I had the impression it was more a cultural shift, a renewed interest in Perl and people wielding it much differently. There's a different CPAN web interface[1], a lighter cli client[2], and everyone is on GitHub and writing hundreds of tests. I guess Moose is part of that shift but I'm torn a lot of the time - I support modern Perl but I hesitate to support blindly copying the warts from other languages just to appear modern.

This[3] is a result of searching for common::sense ... yikes.

[1]: http://metacpan.org [2]: https://metacpan.org/module/App::cpanminus [3]: https://metacpan.org/module/Real::Handy



Personally, I think Moose' value to the community is much larger than that it just provides good OO.

It pushed a much more declarative approach than usual, that swaps over to other projects (Moo, Mo, even Class::Accessor supports has declarations now). It has a community that is focused on best practices with regards to OO. It put introspection more in the spotlight (like the idea of getting Getopt definitions by introspecting classes).

It is also flexible, which allows for lots of extensions to its functionality. That means a lot of concepts are tried out on CPAN already. Even if someone doesn't use Moose, there is lots of OO knowledge to be found in the ecosystem. Same goes for runtime type constraints/coercions.

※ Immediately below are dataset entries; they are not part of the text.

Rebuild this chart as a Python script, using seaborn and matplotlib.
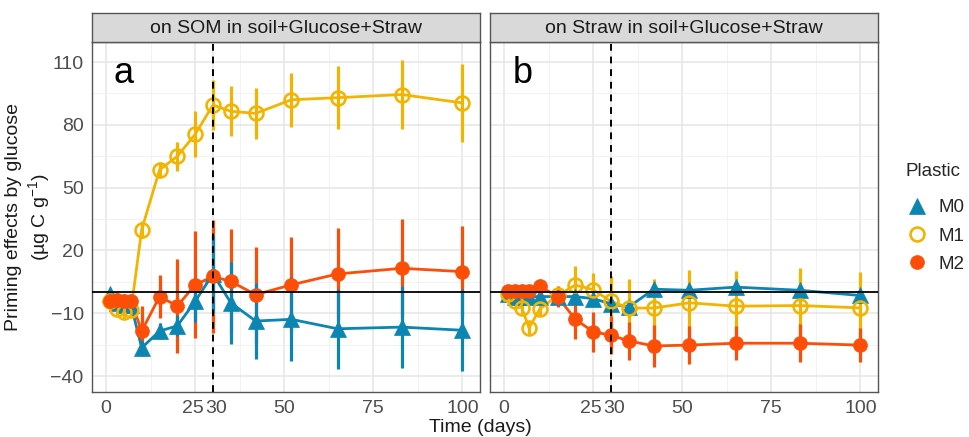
import matplotlib
matplotlib.use("Agg")
import matplotlib.pyplot as plt
import matplotlib.transforms as mtransforms
import numpy as np
import pandas as pd
import seaborn as sns
from matplotlib.lines import Line2D

# ---------------- data ----------------
days = [1, 3, 5, 7, 10, 15, 20, 25, 30, 35, 42, 52, 65, 83, 100]
plastics = ["M0", "M1", "M2"]
panel_titles = ["on SOM in soil+Glucose+Straw", "on Straw in soil+Glucose+Straw"]
panel_letters = ["a", "b"]

# panel a: priming on SOM
a_M0 = [-1, -5, -6, -6, -26.5, -18.5, -16, -4.3, 8.8, -5, -13.7, -12.9, -17.4, -16.6, -18.1]
a_M0_err = [2, 3, 3, 3, 3, 4, 5, 10, 18.5, 19.5, 18, 20, 19, 19.7, 19.6]
a_M1 = [-4, -8, -9.5, -8.5, 30, 58.5, 65, 75.5, 89.5, 86.5, 85.5, 92, 93, 94.5, 90.5]
a_M1_err = [2, 3, 3, 3, 4, 4, 7, 11, 12, 12, 12, 13, 15, 16.5, 18.5]
a_M2 = [-4, -3.5, -4, -4, -18.5, -2, -6.5, 3.6, 7.6, 5.2, -1.1, 3.6, 8.8, 11.5, 9.9]
a_M2_err = [2, 3, 3, 3, 12, 10.4, 22.5, 25.6, 27, 25, 23, 23, 22, 23.4, 21.7]

# panel b: priming on straw
b_M0 = [-1, -2, -2, -2, -2, -2, -2, -3, -5.5, -7, 1.5, 1, 2.5, 1, -1.5]
b_M0_err = [1, 1, 1, 1, 1, 2, 2, 2, 2, 3, 2, 2, 2, 2, 2]
b_M1 = [-1, -4, -7.5, -17, -8, -1.5, 3.5, 1.3, -4.3, -7.5, -7.5, -5, -6.6, -6.3, -7.4]
b_M1_err = [1, 2, 3, 3, 3, 4, 9, 8, 12, 14, 14, 15.8, 17, 17.8, 17.3]
b_M2 = [0.5, 0.5, 0.5, 0.5, 3, -2, -12.9, -18.8, -20.5, -23.2, -25.6, -25.2, -24.3, -24.3, -25.2]
b_M2_err = [1, 1, 1, 1, 2, 5, 9.5, 9.5, 9, 9, 10, 9, 8, 9, 8]

x_ticks = [0, 25, 30, 50, 75, 100]
x_minor = [12.5, 37.5, 62.5, 87.5]
y_ticks = [-40, -10, 20, 50, 80, 110]
y_minor = [-25, 5, 35, 65, 95]

rows = []
for panel, series in (("a", {"M0": (a_M0, a_M0_err), "M1": (a_M1, a_M1_err), "M2": (a_M2, a_M2_err)}),
                      ("b", {"M0": (b_M0, b_M0_err), "M1": (b_M1, b_M1_err), "M2": (b_M2, b_M2_err)})):
    for p, (vals, errs) in series.items():
        for d, v, e in zip(days, vals, errs):
            rows.append({"panel": panel, "Plastic": p, "day": d, "value": v, "err": e})
df = pd.DataFrame(rows)

# ---------------- style ----------------
sns.set_theme(style="white")
plt.rcParams["font.family"] = ["Liberation Sans", "DejaVu Sans"]
plt.rcParams["mathtext.default"] = "regular"

colors = {"M0": "#0B85B2", "M1": "#F2B400", "M2": "#FC4E07"}
marker = {"M0": "^", "M1": "o", "M2": "o"}
msize = {"M0": 11.5, "M1": 10, "M2": 10}
face = {"M0": colors["M0"], "M1": "none", "M2": colors["M2"]}
bar_order = ["M1", "M2", "M0"]

W, H = 969, 437
fig = plt.figure(figsize=(W / 100, H / 100), dpi=100)

panel_px = [(92, 480), (490, 878)]
top_px, bot_px = 42, 392
axes = []
for i, (l, r) in enumerate(panel_px):
    ax = fig.add_axes([l / W, (H - bot_px) / H, (r - l) / W, (bot_px - top_px) / H])
    axes.append(ax)
    sax = fig.add_axes([l / W, (H - top_px) / H, (r - l) / W, 29 / H])
    sax.set_facecolor("#D9D9D9")
    sax.set_xticks([]); sax.set_yticks([])
    for s in sax.spines.values():
        s.set_color("#555555"); s.set_linewidth(1.0)
    sax.text(0.5, 0.45, panel_titles[i], ha="center", va="center", fontsize=14,
             color="#1A1A1A", transform=sax.transAxes)

for ax, pan, letter in zip(axes, ["a", "b"], panel_letters):
    sub = df[df.panel == pan]
    # error bars
    for k, p in enumerate(bar_order):
        s = sub[sub.Plastic == p]
        ax.vlines(s["day"], s["value"] - s["err"], s["value"] + s["err"],
                  color=colors[p], lw=2.3, zorder=2 + 0.1 * k)
    # lines
    for p in plastics:
        s = sub[sub.Plastic == p]
        sns.lineplot(data=s, x="day", y="value", ax=ax, color=colors[p], lw=2.0,
                     errorbar=None, zorder=3, legend=False)
    # points
    for p in plastics:
        s = sub[sub.Plastic == p]
        sns.lineplot(data=s, x="day", y="value", ax=ax, color=colors[p], linestyle="none",
                     marker=marker[p], markersize=msize[p], markerfacecolor=face[p],
                     markeredgecolor=colors[p], markeredgewidth=1.9 if p == "M1" else 0.5,
                     errorbar=None, zorder=4, legend=False)
    ax.axhline(0, color="black", lw=1.3, zorder=5)
    ax.axvline(30, color="black", lw=1.4, ls=(0, (3.5, 3)), zorder=6)

    ax.set_xlim(-3.95, 104.95)
    ax.set_ylim(-47.6, 119.6)
    ax.set_xticks(x_ticks)
    ax.set_xticklabels([str(t) for t in x_ticks])
    ax.set_xticks(x_minor, minor=True)
    ax.set_yticks(y_ticks)
    ax.set_yticklabels(["\u2212" + str(-t) if t < 0 else str(t) for t in y_ticks])
    ax.set_yticks(y_minor, minor=True)
    ax.grid(which="major", color="#E6E6E6", lw=1.1, zorder=0)
    ax.grid(which="minor", color="#F0F0F0", lw=0.6, zorder=0)
    ax.set_axisbelow(True)
    ax.tick_params(which="major", length=4, width=1, color="#444444",
                   labelsize=14, labelcolor="#4D4D4D", pad=2)
    ax.tick_params(which="minor", length=0)
    for s in ax.spines.values():
        s.set_color("#555555"); s.set_linewidth(1.0)
    ax.set_xlabel(""); ax.set_ylabel("")
    ax.text(0.055 if letter == "a" else 0.058, 0.883, letter, transform=ax.transAxes,
            fontsize=26, va="baseline", ha="left", color="black")
    # keep the crowded "25" and "30" labels side by side, as in the original
    for lab in ax.get_xticklabels():
        if lab.get_text() == "25":
            lab.set_transform(lab.get_transform() + mtransforms.ScaledTranslation(-2 / 100, 0, fig.dpi_scale_trans))
        elif lab.get_text() == "30":
            lab.set_transform(lab.get_transform() + mtransforms.ScaledTranslation(3 / 100, 0, fig.dpi_scale_trans))

axes[1].tick_params(axis="y", left=False, labelleft=False)

axes[0].set_ylabel("Priming effects by glucose\n(\u00b5g C g$^{-1}$)", fontsize=14,
                   color="#1A1A1A", multialignment="center", linespacing=1.2)
axes[0].yaxis.set_label_coords(-0.104, 0.5)

fig.text(480 / W, 0.5 / H, "Time (days)", ha="center", va="bottom", fontsize=14, color="#1A1A1A")

handles = [Line2D([], [], linestyle="none", marker=marker[p], markersize=msize[p],
                  markerfacecolor=face[p], markeredgecolor=colors[p],
                  markeredgewidth=1.9 if p == "M1" else 0.5) for p in plastics]
leg = fig.legend(handles, plastics, title="Plastic", loc="upper left",
                 bbox_to_anchor=(894 / W, (H - 152) / H), frameon=False, fontsize=13.5,
                 title_fontsize=13.5, handlelength=1.2, handletextpad=0.55, labelspacing=0.6,
                 borderpad=0.6, borderaxespad=0, alignment="left")
# a little more room between the legend title and its entries
leg._legend_box.sep = 0.6 * 13.5 + 5.5

fig.savefig("out.png", dpi=100)
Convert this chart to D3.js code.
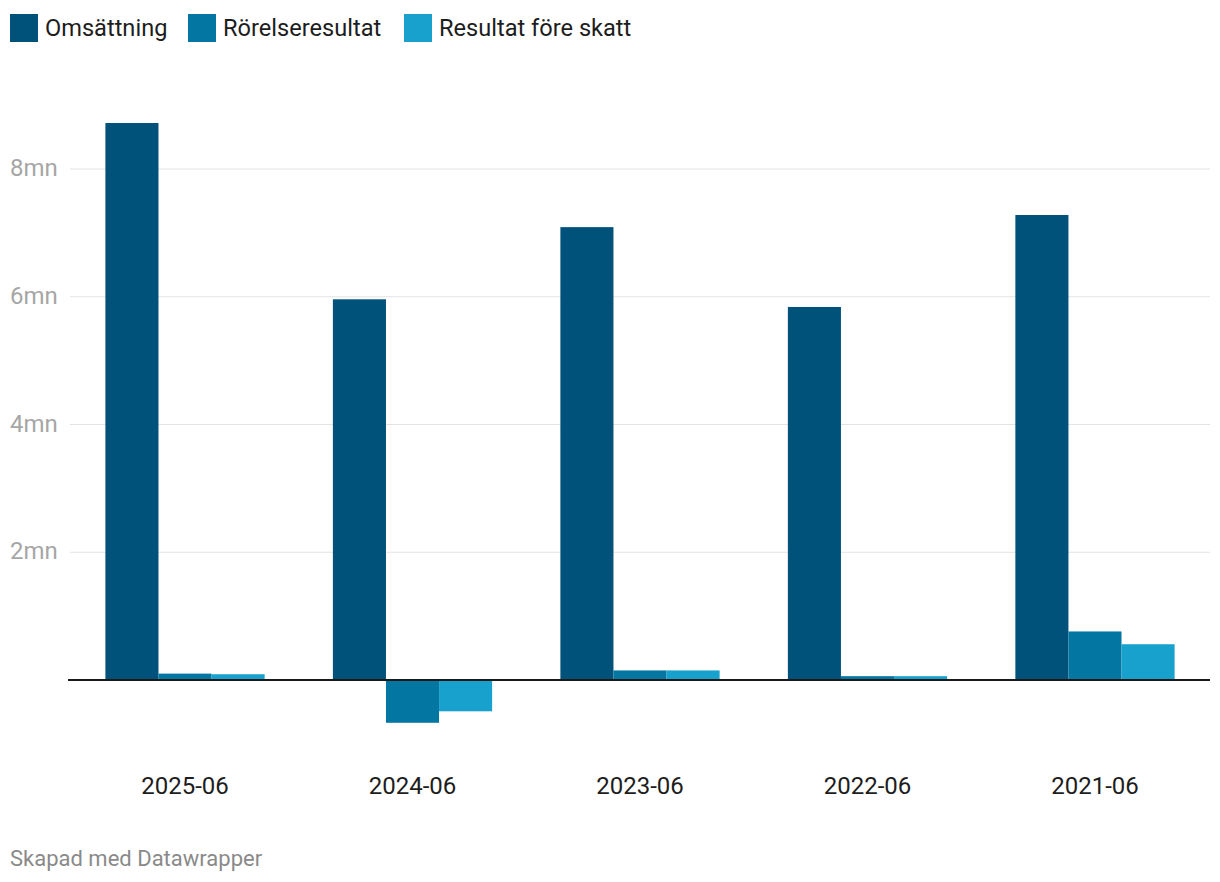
<!DOCTYPE html>
<html><head><meta charset="utf-8">
<script src="https://cdn.jsdelivr.net/npm/d3@7"></script>
<style>body{margin:0;background:#fff;}svg{display:block;font-family:Roboto,sans-serif;}</style>
</head><body><svg id="c" width="1220" height="882"></svg>
<script>
const categories = ["2025-06","2024-06","2023-06","2022-06","2021-06"];
const seriesNames = ["Omsättning","Rörelseresultat","Resultat före skatt"];
const omsattning = [8.72, 5.96, 7.09, 5.84, 7.28];
const rorelseresultat = [0.10, -0.67, 0.15, 0.06, 0.76];
const resultatForeSkatt = [0.09, -0.49, 0.15, 0.06, 0.56];
const yTicks = [2, 4, 6, 8];
const yTickLabels = ["2mn","4mn","6mn","8mn"];
const colors = ["#01527a","#0377a2","#19a1ce"];

const seriesValues = [omsattning, rorelseresultat, resultatForeSkatt];
const svg = d3.select("#c");

const y = d3.scaleLinear().domain([0, 8]).range([680, 169]);
const x0 = d3.scaleBand().domain(categories).range([69, 1211]).paddingInner(0.3).paddingOuter(0.16);
const x1 = d3.scaleBand().domain(seriesNames).range([0, x0.bandwidth()]);

// gridlines
svg.append("g").selectAll("line").data(yTicks).join("line")
  .attr("x1", 70).attr("x2", 1210)
  .attr("y1", d => y(d)).attr("y2", d => y(d))
  .attr("stroke", "#e3e3e3").attr("stroke-width", 1);
svg.append("g").selectAll("text").data(yTicks).join("text")
  .attr("x", 10).attr("y", d => y(d) + 7)
  .attr("fill", "#a6a6a6").attr("font-size", 24)
  .text((d, i) => yTickLabels[i]);

// bars
const g = svg.append("g");
categories.forEach((c, ci) => {
  seriesNames.forEach((s, si) => {
    const v = seriesValues[si][ci];
    g.append("rect")
      .attr("x", x0(c) + x1(s))
      .attr("width", x1.bandwidth())
      .attr("y", y(Math.max(0, v)))
      .attr("height", Math.abs(y(v) - y(0)))
      .attr("fill", colors[si]);
  });
});

// baseline
svg.append("line").attr("x1", 68).attr("x2", 1210).attr("y1", y(0)).attr("y2", y(0))
  .attr("stroke", "#1a1a1a").attr("stroke-width", 2);

// x labels
svg.append("g").selectAll("text").data(categories).join("text")
  .attr("x", d => x0(d) + x0.bandwidth() / 2).attr("y", 794)
  .attr("text-anchor", "middle").attr("fill", "#1d1d1d").attr("font-size", 24)
  .text(d => d);

// legend
const legendX = [10, 188, 404];
const lg = svg.append("g");
seriesNames.forEach((s, i) => {
  lg.append("rect").attr("x", legendX[i]).attr("y", 14).attr("width", 28).attr("height", 28).attr("fill", colors[i]);
  lg.append("text").attr("x", legendX[i] + 35).attr("y", 36)
    .attr("fill", "#1d1d1d").attr("font-size", 23.6).text(s);
});

// footer
svg.append("text").attr("x", 10).attr("y", 866).attr("fill", "#8a8a8a").attr("font-size", 22)
  .text("Skapad med Datawrapper");
</script></body></html>
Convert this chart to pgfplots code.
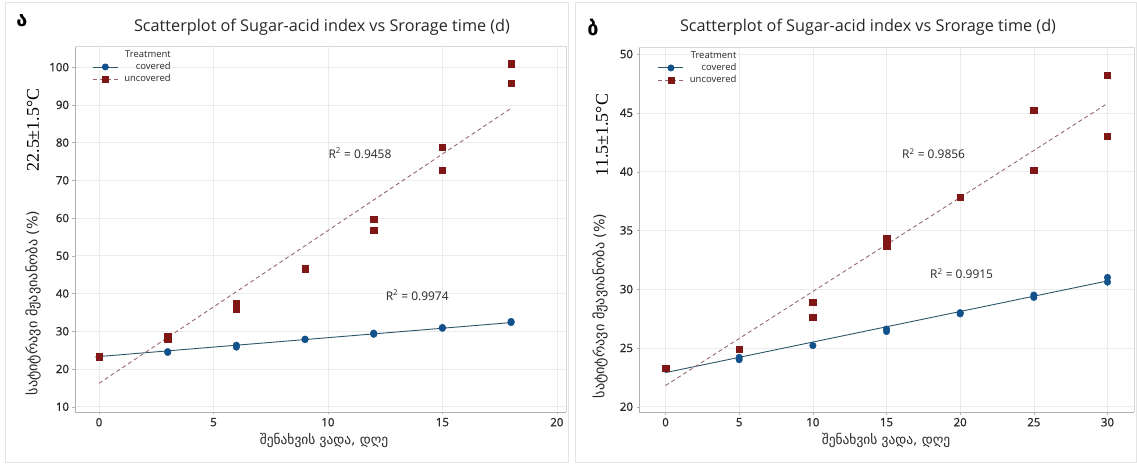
\documentclass[border=0pt]{standalone}
\usepackage{fontspec}
\setmainfont{Open Sans}
\newfontfamily\geo{DejaVu Sans}
\newfontfamily\tnr{Liberation Serif}
\newfontfamily\tickf[FakeBold=1]{Open Sans}
\usepackage{pgfplots}
\pgfplotsset{compat=1.18}
\definecolor{mblue}{RGB}{18,82,140}
\definecolor{mred}{RGB}{128,22,22}
\definecolor{lblue}{RGB}{45,85,105}
\definecolor{lred}{RGB}{150,105,105}
\definecolor{txt}{RGB}{40,40,40}
\pgfplotsset{
 panel/.style={
  scale only axis, anchor=south west,
  axis lines=left, axis line style={-, draw=gray!60, line width=0.8pt},
  grid=major, grid style={draw=gray!15, line width=0.6pt},
  tick align=outside, major tick length=2.5bp, tick style={gray!60},
  ticklabel style={font=\tickf\fontsize{11.5}{12}\selectfont, text=txt},
  /pgf/number format/assume math mode=true,
  legend cell align=right,
  legend style={draw=none, fill=none, font=\fontsize{9.5}{10}\selectfont, text=txt,
    row sep=1.5bp, inner sep=0pt, anchor=north west,
    nodes={inner sep=1bp},
    /tikz/every odd column/.append style={column sep=5bp}},
  legend image code/.code={\draw[mark repeat=2,mark phase=2,##1] plot coordinates {(0bp,0bp) (12.5bp,0bp) (25bp,0bp)};},
  extra description/.code={\draw[gray!30, line width=0.6pt] (rel axis cs:0,1) -- (rel axis cs:1,1) -- (rel axis cs:1,0);},
 },
 covl/.style={lblue, line width=0.9pt, mark=*, mark options={fill=mblue, draw=mblue, mark size=3bp}},
 uncl/.style={lred, line width=0.9pt, dash pattern=on 4bp off 3bp, mark=square*, mark options={solid, fill=mred, draw=mred, mark size=3bp}},
 covm/.style={only marks, mark=*, mark options={fill=mblue, draw=mblue}, mark size=3.3bp},
 uncm/.style={only marks, mark=square*, mark options={fill=mred, draw=mred}, mark size=3.2bp},
}
\begin{document}
\begin{tikzpicture}
\path[use as bounding box] (0,0) rectangle (1137bp,464bp);
\fill[white] (0,0) rectangle (1137bp,464bp);
\draw[gray!20] (5bp,2bp) rectangle (568bp,462bp);
\draw[gray!20] (575bp,2bp) rectangle (1136bp,462bp);

% ---------- left panel ----------
\begin{axis}[panel, at={(75bp,52bp)}, width=491bp, height=366bp,
  xmin=-1.05, xmax=20.4, ymin=8.6, ymax=105.6,
  xtick={0,5,...,20}, ytick={10,20,...,100},
  legend style={at={(0.035,0.99)}}]
\addlegendimage{empty legend}\addlegendentry{Treatment}
\addlegendimage{covl}\addlegendentry{covered}
\addlegendimage{uncl}\addlegendentry{uncovered}
\addplot[lblue, line width=0.9pt, forget plot] coordinates {(0,23.3) (18,32.3)};
\addplot[lred, line width=0.9pt, dash pattern=on 4bp off 3bp, forget plot] coordinates {(0,16.2) (18,89.1)};
\addplot[covm, forget plot] coordinates {(0,23.2) (3,24.6) (3,24.4) (6,25.8) (6,26.3) (9,27.9) (9,27.8) (12,29.2) (12,29.5) (15,30.8) (15,31.0) (18,32.3) (18,32.6)};
\addplot[uncm, forget plot] coordinates {(0,23.3) (0,23.2) (3,28.0) (3,28.6) (6,35.8) (6,37.4) (9,46.4) (9,46.6) (12,56.8) (12,59.7) (15,72.7) (15,78.8) (18,95.8) (18,100.9)};
\node[font=\fontsize{12}{14}\selectfont, text=txt] at (axis cs:11.4,77.2) {R\textsuperscript{2} = 0.9458};
\node[font=\fontsize{12}{14}\selectfont, text=txt] at (axis cs:13.9,39.6) {R\textsuperscript{2} = 0.9974};
\end{axis}

% ---------- right panel ----------
\begin{axis}[panel, at={(639bp,52bp)}, width=495bp, height=365bp,
  xmin=-1.8, xmax=31.8, ymin=19.55, ymax=50.6,
  xtick={0,5,...,30}, ytick={20,25,...,50},
  legend style={at={(0.038,0.99)}}]
\addlegendimage{empty legend}\addlegendentry{Treatment}
\addlegendimage{covl}\addlegendentry{covered}
\addlegendimage{uncl}\addlegendentry{uncovered}
\addplot[lblue, line width=0.9pt, forget plot] coordinates {(0,22.9) (30,30.7)};
\addplot[lred, line width=0.9pt, dash pattern=on 4bp off 3bp, forget plot] coordinates {(0,21.8) (30,45.8)};
\addplot[covm, forget plot] coordinates {(0,23.2) (5,24.0) (5,24.2) (10,25.2) (15,26.4) (15,26.6) (20,27.9) (20,28.0) (25,29.3) (25,29.5) (30,30.6) (30,31.0)};
\addplot[uncm, forget plot] coordinates {(0,23.3) (5,24.9) (10,27.6) (10,28.9) (15,33.7) (15,34.3) (20,37.8) (25,40.1) (25,45.2) (30,43.0) (30,48.2)};
\node[font=\fontsize{12}{14}\selectfont, text=txt] at (axis cs:18.2,41.5) {R\textsuperscript{2} = 0.9856};
\node[font=\fontsize{12}{14}\selectfont, text=txt] at (axis cs:20.1,31.3) {R\textsuperscript{2} = 0.9915};
\end{axis}

% titles and labels
\node[font=\fontsize{16.3}{18}\selectfont, text=txt] at (322bp,437bp) {Scatterplot of Sugar-acid index vs Srorage time (d)};
\node[font=\fontsize{16.3}{18}\selectfont, text=txt] at (868bp,437bp) {Scatterplot of Sugar-acid index vs Srorage time (d)};
\node[font=\geo\bfseries\fontsize{20}{22}\selectfont] at (22bp,443bp) {ა};
\node[font=\geo\bfseries\fontsize{20}{22}\selectfont] at (593bp,437bp) {ბ};
\node[font=\tnr\fontsize{18}{20}\selectfont, rotate=90] at (33bp,334bp) {22.5±1.5°C};
\node[font=\tnr\fontsize{18}{20}\selectfont, rotate=90] at (602bp,329bp) {11.5±1.5°C};
\node[font=\geo\fontsize{14.3}{16}\selectfont, text=txt, rotate=90] at (33bp,161bp) {სატიტრავი მჟავიანობა (\%)};
\node[font=\geo\fontsize{14.3}{16}\selectfont, text=txt, rotate=90] at (600bp,158bp) {სატიტრავი მჟავიანობა (\%)};
\node[font=\geo\fontsize{13.5}{15}\selectfont, text=txt] at (324bp,24bp) {შენახვის ვადა, დღე};
\node[font=\geo\fontsize{13.5}{15}\selectfont, text=txt] at (886bp,24bp) {შენახვის ვადა, დღე};
\end{tikzpicture}
\end{document}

Then there's the p5-mop project, that would provide a common core, so many of the things above could find themselves in a much more light-weight and broadly usable variety, with side-effects like less heavy anonymous packages.

Personally, while I'm very excited about where Perl 5 has come so far, I'm even more excited by the things we haven't thought of yet.


We moved to Moose only in the last year, and the reason was that at the time we started LedgerSMB 1.3, Moose was still relatively immature at least in the versions shipping with supported Linux distros. We felt it was an immature technology with too many dependencies to build our software on at that time (2007). After the 4 year development cycle and a release that happened only slightly after Duke Nukem Forever, we had cleaned up a significant part of the codebase, and Moose had changed.

Moose is a bit heavyweight. It may not be what you want in some applications. However, it strikes me as an inspiring example of design done right, and for that reason it's worth learning.

I think this exemplary aspect is why Moose has had the impact it has, not only being somewhat widely used, but also defining approaches that many other object approaches have borrowed. The fact that things are declarative is very helpful.